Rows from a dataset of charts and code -
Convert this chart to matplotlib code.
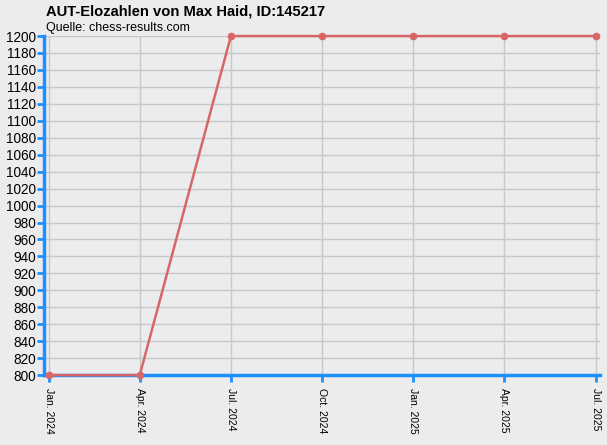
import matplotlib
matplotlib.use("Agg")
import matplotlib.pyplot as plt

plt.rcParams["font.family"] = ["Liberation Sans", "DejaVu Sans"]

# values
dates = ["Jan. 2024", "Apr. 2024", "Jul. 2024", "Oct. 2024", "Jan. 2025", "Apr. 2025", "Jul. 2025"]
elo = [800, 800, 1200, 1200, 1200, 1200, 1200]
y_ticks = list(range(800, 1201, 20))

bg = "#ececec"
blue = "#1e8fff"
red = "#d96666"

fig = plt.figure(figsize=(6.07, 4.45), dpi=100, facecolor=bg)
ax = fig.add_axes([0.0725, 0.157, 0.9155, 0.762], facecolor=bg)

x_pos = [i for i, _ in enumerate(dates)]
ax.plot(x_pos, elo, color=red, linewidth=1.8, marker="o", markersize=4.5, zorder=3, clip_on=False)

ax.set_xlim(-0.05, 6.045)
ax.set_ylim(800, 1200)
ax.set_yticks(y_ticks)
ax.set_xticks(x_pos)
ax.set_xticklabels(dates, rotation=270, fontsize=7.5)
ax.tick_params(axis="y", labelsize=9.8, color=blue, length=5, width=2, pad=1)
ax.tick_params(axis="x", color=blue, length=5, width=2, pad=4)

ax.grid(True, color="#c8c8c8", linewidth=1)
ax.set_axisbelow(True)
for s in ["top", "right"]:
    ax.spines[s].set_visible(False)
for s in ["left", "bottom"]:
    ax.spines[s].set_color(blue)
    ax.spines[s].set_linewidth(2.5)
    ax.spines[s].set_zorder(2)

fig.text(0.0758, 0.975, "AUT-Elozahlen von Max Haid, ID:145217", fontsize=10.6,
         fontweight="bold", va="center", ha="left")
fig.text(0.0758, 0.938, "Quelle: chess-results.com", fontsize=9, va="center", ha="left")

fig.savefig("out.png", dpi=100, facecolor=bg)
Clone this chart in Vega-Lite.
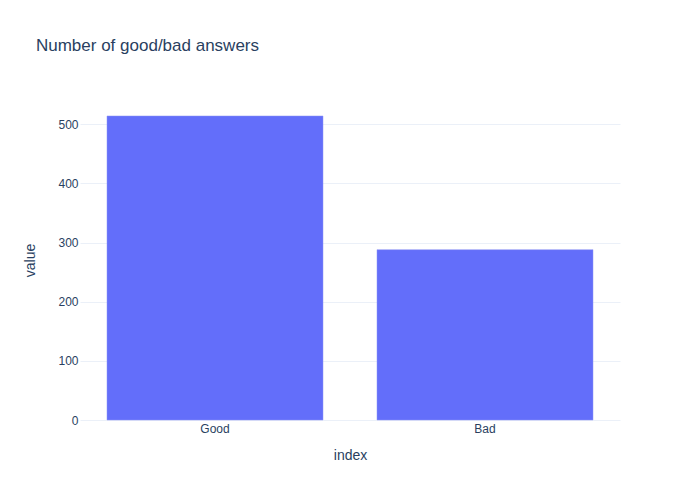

WORK REQUIRED -
Pick out all the lines with the word "this" in them and copy them.

REPLY TO THE EXERCISE -
Convert this chart to matplotlib code.
Clone this chart in Vega-Lite.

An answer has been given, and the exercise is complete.